The suit, which seeks class-action status, was filed by two of the 57,000 schoolteachers who the suit says invested $1 billion in a so-called 403(b) retirement plan endorsed by the NEA.
The suit says the teachers were lured to invest in the plan by assurances that the NEA "conducted an extensive review of numerous financial services companies to find the best provider." But the NEA's member benefit unit "received millions of dollars … as the quid pro quo for NEA's exclusive endorsement," the filing says.
The money received by the NEA ultimately came from its members' pockets, according to the suit, through "excessive" fees charged by plan providers Nationwide Life Insurance Co. and Security Benefit Life Insurance Co.
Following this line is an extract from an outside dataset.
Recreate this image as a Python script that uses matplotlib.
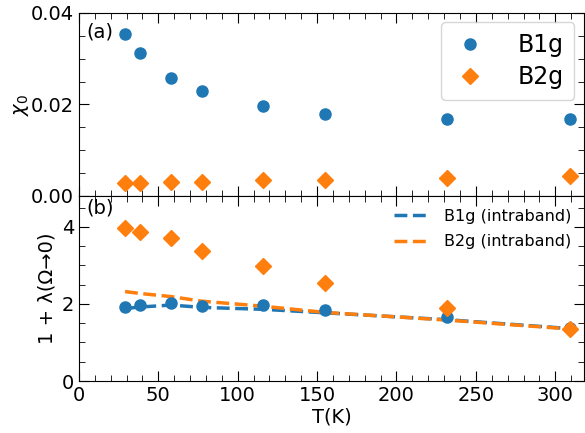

The fees reduced the returns earned by the teachers who invested in the plan, the suit claims.
Nationwide and Security Benefit were also named as defendants, as were the NEA's benefit unit and its directors. All of the defendants declined to comment on the suit, filed last week in U.S. District Court in Washington state, saying they had not received a copy of the filing.
The suit, which liberally quotes from a Los Angeles Times article about lucrative union endorsements of teacher retirement plans, is unusual in that it is among the first to contend that a teachers union could be considered liable for a bad retirement plan under the Employee Retirement Income Security Act, which governs retirement plans in private industry.
The act requires employers to act in their workers' best interest when screening retirement plans. School districts have largely escaped those dictates because the law says that if a district makes retirement plans available but doesn't encourage membership in any particular one, it does not have to meet the same duty of care as other plan sponsors.
The suit, however, says the NEA, by endorsing, marketing and selling a retirement plan, became both sponsor and administrator to the plan's participants.
The lawsuit asks that the fees paid to the NEA be returned to the participants. The amount of damages would be determined in court, said Jeffrey Engerman, a Los Angeles attorney who is representing the plaintiffs.
The case was brought by teachers David Hamblen of Diamond Springs, Calif., who works for the El Dorado Union High School District, and Jerre Daniels-Hall of Port Orchard, Wash.